● **Dataset entries**:
------------------------------------

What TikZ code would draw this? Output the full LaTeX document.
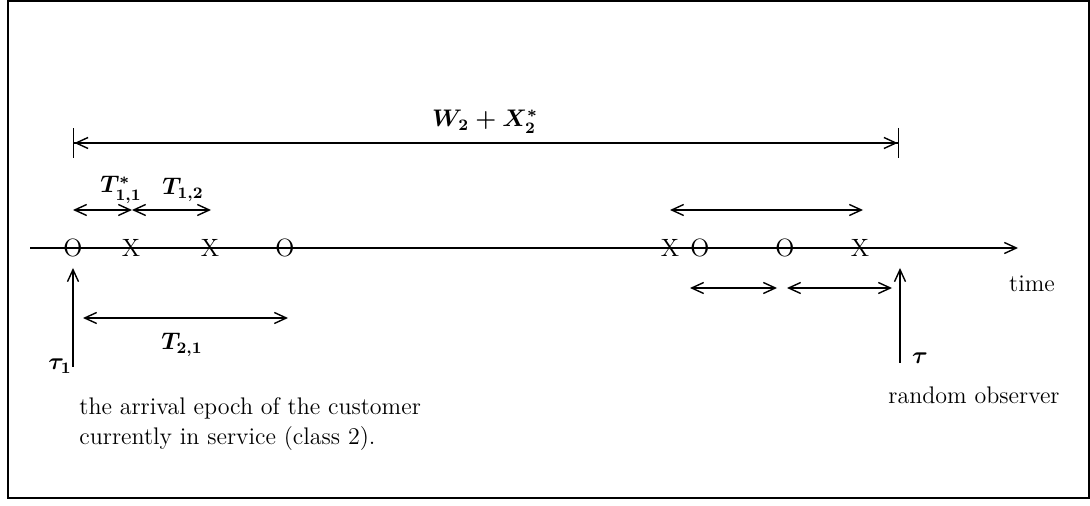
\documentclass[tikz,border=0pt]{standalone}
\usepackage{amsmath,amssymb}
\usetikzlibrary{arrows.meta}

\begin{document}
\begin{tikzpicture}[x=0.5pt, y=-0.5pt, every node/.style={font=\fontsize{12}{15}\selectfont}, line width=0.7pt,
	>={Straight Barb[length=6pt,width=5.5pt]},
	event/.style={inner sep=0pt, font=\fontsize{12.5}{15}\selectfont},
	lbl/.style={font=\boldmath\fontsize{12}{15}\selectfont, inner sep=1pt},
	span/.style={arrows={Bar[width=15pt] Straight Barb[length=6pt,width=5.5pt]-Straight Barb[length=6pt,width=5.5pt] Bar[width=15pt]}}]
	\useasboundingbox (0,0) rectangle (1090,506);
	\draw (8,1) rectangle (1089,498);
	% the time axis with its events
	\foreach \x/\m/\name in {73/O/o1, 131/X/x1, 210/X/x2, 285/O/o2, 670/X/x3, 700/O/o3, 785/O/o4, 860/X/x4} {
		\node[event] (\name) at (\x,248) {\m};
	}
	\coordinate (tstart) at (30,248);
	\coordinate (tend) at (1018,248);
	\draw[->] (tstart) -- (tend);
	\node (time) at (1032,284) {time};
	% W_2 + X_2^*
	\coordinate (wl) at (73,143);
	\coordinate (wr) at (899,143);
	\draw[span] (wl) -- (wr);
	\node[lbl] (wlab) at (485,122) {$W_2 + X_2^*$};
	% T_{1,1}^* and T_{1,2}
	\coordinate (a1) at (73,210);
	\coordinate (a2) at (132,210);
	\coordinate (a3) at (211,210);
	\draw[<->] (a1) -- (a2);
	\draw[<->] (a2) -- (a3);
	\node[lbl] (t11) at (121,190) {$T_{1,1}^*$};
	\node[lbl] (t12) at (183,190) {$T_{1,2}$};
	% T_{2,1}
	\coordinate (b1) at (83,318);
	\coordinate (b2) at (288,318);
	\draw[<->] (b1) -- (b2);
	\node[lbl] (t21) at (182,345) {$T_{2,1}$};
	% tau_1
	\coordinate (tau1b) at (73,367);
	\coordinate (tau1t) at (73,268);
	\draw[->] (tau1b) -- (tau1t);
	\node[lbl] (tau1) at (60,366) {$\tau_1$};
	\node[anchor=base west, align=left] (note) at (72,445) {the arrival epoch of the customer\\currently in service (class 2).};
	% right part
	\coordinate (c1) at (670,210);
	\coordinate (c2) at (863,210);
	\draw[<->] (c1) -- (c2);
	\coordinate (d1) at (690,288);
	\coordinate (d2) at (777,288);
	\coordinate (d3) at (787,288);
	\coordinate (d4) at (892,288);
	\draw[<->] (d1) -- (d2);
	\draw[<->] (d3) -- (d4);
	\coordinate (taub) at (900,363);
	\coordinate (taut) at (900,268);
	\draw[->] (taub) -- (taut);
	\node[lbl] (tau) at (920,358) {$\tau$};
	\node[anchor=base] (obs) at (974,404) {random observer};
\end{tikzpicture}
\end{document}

------------------------------------

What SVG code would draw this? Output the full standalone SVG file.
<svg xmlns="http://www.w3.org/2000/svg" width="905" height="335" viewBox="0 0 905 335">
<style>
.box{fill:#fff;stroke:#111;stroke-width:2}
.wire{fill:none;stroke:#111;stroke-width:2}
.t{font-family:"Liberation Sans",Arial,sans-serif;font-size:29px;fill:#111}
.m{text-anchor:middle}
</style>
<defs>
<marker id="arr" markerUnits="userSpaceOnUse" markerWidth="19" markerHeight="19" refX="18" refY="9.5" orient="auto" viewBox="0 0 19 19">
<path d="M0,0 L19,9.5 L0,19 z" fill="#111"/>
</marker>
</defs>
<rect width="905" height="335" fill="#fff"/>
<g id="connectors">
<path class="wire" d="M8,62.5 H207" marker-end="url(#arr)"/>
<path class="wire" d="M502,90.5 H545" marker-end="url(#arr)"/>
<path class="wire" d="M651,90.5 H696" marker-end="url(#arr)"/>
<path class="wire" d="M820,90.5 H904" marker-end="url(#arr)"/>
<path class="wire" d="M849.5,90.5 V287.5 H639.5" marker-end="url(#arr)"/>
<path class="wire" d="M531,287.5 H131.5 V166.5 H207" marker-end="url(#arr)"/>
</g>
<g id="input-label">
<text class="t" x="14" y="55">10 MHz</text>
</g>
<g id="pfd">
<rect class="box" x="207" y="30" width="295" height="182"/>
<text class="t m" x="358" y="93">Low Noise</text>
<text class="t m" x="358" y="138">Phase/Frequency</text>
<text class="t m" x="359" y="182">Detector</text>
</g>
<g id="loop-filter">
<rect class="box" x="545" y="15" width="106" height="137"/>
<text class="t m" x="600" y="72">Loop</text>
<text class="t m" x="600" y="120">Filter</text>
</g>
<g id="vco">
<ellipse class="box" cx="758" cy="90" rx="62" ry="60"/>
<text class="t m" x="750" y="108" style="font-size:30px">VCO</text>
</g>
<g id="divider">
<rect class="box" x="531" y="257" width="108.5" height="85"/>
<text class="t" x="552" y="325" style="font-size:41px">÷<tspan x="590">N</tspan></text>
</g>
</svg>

------------------------------------

● **The task**: Take every line from the data above that holds "What" and copy it out.

● **Task response**:
What TikZ code would draw this? Output the full LaTeX document.
What SVG code would draw this? Output the full standalone SVG file.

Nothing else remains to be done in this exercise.